What, when, why and how

What is a profit and loss statement?

A Profit & Loss Statement (P&L) is like a score board for your business—at any point in time it tells you if you’re winning (making a profit) or losing (making a loss).

When you take a closer look at whether your business is winning or losing, it helps highlight what’s working and what’s not. The P&L statement tracks your business’s income and expenses over a specific period (like a month, quarter, or year).

Your P&L statement will include all sales, including credit sales that your customers might not have paid yet. It will also include expenses and invoices that you have incurred but not paid.

In stub it’s made up of three main parts:

Income (a.k.a. the “Money In” Section)

  • This is the total amount of money your business earns from selling products or services.
  • Think of it as your POS machine receiving a payment—cha-ching!

Expenses (a.k.a. the “Money Out” Section)

  • This covers everything your business spends money on: rent , marketing, and even coffee (because let’s be real, entrepreneurs need caffeine).
  • Some expenses are fixed (like rent) and some are variable (like the coffee).

Profit or Loss (a.k.a. the “Did I Make Money or Not?” Section)

  • If revenue is bigger than expenses = PROFIT
  • If expenses are bigger than revenue = LOSS
  • This number is also called your Net Profit (or Net Loss)—it’s what’s left over after all your expenses are paid

When to use a profit and loss statement?

  • Every month or quarter to see if your business is making money or if it’s just an expensive hobby.
  • When applying for loans or investments—because banks and investors want proof that you’re not a financial disaster.
  • When making business decisions—like hiring staff, increasing prices, or cutting back on unnecessary expenses (yes, maybe that new iPhone 15 ain’t a necessity boss).

Why use a profit and loss statement?

  1. To make sure you’re actually making money—because "busy" doesn’t always mean "profitable."
  2. To find ways to improve—maybe you’re spending too much on fancy sustainable packaging and not enough on distribution.
  3. To avoid financial surprises—because no one likes looking at their bank account and realizing they’re broke.

The P&L Statement is your business’s reality check.
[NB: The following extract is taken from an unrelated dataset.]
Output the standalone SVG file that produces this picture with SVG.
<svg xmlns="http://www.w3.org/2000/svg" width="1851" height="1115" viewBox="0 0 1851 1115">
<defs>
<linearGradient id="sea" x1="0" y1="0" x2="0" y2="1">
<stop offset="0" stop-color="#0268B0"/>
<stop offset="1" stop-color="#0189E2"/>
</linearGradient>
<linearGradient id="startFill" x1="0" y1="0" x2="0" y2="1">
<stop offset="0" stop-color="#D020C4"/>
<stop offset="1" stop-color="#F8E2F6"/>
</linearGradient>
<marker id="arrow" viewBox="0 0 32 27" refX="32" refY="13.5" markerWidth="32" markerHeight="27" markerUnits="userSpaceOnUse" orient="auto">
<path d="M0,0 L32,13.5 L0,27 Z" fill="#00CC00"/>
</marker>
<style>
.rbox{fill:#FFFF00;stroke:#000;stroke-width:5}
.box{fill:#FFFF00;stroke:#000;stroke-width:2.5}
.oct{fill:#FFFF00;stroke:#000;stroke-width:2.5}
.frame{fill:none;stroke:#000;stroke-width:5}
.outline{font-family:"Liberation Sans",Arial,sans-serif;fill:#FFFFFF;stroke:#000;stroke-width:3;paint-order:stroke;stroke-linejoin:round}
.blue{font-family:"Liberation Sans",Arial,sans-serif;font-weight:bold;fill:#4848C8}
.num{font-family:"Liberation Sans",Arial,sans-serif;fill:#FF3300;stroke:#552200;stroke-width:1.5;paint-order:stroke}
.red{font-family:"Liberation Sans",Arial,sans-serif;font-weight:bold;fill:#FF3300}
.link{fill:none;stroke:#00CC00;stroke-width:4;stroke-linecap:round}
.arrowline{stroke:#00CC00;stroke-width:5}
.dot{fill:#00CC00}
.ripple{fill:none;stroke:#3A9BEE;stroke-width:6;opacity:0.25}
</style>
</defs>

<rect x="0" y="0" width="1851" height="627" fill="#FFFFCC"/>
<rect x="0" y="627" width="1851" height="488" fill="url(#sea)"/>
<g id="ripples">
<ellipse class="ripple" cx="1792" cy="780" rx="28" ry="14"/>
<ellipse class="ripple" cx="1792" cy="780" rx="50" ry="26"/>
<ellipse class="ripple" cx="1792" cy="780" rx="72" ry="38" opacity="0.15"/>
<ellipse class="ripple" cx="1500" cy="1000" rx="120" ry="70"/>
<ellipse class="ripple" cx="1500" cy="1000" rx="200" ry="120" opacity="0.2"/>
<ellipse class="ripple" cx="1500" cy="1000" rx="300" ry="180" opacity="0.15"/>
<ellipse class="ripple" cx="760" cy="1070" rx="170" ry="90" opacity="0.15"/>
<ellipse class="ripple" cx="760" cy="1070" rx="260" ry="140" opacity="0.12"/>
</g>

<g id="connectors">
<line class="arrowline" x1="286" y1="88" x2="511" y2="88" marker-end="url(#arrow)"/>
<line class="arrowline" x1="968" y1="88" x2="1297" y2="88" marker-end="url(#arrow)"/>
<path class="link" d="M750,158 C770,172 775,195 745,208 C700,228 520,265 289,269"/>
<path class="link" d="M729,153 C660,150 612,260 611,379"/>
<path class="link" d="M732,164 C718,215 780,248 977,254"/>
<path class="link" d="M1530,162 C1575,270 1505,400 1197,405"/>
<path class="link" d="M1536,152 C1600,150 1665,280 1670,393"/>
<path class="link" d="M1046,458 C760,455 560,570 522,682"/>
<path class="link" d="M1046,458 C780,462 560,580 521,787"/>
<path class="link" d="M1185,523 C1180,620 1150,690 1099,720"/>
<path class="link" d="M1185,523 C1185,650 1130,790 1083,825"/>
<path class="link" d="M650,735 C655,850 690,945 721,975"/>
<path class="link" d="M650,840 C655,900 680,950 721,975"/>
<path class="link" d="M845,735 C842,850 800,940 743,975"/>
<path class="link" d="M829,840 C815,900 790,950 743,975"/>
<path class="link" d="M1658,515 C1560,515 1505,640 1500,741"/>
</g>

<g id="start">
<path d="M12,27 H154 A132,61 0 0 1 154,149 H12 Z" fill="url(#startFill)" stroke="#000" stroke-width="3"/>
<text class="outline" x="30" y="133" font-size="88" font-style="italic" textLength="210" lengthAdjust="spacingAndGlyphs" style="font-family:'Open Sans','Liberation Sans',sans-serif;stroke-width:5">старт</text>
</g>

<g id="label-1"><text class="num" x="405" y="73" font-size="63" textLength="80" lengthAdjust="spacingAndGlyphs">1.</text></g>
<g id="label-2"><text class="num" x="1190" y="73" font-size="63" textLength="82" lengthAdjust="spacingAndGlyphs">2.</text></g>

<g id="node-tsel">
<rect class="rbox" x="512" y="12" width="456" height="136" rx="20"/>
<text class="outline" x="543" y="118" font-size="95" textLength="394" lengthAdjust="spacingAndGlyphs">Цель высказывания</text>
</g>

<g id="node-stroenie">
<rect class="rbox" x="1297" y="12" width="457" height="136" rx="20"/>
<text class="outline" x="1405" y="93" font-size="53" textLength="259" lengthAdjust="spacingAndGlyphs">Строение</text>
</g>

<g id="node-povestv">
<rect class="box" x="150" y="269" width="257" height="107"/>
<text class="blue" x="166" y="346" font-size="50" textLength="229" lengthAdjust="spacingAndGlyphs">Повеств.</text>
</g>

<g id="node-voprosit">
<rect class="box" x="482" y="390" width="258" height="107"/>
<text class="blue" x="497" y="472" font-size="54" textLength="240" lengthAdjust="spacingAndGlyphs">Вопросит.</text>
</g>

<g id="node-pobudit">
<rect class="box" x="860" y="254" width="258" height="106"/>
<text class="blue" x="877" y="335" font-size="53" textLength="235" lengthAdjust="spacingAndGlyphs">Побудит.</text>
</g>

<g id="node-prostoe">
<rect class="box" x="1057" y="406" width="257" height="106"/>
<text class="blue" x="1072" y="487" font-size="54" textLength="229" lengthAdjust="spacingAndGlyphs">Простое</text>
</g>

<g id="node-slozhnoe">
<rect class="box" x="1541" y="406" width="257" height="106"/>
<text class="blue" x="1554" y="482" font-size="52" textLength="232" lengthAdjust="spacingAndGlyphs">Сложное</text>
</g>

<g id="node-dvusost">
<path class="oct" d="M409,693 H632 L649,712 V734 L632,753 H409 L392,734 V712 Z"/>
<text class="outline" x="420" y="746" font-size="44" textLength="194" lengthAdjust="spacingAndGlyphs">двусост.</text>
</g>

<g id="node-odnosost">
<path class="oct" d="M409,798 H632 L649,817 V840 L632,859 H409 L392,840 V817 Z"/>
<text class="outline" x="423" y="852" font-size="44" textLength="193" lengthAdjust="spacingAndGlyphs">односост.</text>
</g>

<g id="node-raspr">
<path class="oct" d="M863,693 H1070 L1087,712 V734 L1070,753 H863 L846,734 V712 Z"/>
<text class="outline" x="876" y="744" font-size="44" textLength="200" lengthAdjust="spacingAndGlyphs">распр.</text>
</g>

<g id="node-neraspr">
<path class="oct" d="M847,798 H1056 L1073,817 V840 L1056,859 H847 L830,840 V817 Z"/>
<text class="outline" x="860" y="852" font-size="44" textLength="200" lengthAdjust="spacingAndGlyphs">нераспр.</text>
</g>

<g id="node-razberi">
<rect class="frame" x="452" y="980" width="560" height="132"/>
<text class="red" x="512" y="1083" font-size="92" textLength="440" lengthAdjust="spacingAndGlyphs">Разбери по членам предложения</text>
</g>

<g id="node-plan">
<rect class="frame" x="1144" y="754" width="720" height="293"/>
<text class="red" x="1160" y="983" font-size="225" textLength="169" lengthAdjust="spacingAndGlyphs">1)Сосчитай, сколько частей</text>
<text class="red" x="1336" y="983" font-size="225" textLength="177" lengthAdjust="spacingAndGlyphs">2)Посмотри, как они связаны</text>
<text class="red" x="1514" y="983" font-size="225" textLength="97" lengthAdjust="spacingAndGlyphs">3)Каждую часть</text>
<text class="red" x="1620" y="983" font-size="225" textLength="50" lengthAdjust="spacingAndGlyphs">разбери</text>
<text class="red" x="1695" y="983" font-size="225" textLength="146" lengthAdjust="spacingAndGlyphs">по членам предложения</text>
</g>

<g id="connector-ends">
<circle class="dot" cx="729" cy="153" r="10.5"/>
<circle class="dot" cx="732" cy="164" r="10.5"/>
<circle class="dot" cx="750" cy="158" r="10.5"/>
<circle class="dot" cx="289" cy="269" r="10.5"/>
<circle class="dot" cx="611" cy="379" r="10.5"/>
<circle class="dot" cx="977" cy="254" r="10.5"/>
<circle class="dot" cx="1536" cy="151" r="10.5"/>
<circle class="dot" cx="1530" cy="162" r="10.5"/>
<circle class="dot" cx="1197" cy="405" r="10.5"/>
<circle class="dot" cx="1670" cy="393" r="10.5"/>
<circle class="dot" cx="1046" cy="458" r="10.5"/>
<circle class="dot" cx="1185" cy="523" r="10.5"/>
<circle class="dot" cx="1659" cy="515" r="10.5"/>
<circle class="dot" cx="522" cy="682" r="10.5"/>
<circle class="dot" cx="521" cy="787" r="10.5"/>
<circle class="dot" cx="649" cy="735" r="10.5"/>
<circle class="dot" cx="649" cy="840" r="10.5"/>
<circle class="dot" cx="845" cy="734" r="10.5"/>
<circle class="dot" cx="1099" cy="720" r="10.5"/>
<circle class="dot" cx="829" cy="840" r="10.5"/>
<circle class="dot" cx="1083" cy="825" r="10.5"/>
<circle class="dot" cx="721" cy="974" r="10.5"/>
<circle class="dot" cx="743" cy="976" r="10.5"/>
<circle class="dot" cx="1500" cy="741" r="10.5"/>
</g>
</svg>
It tells you if you're thriving, surviving, or diving. Watch that scoreboard!

Tips on how to use a profit and loss statement:

  • Are you making a profit? → If yes, great! If not, time to adjust.
  • Are your expenses too high? → Identify and cut unnecessary costs.
  • Are expenses growing faster than revenue? → Time to manage costs better.
  • Is revenue growing over time? → A good sign your business is scaling.
  • Want a loan or investors? A solid P&L makes you look trustworthy.
  • Thinking of increasing prices? See how it affects your revenue.
  • Need to cut costs? Find areas where spending is too high.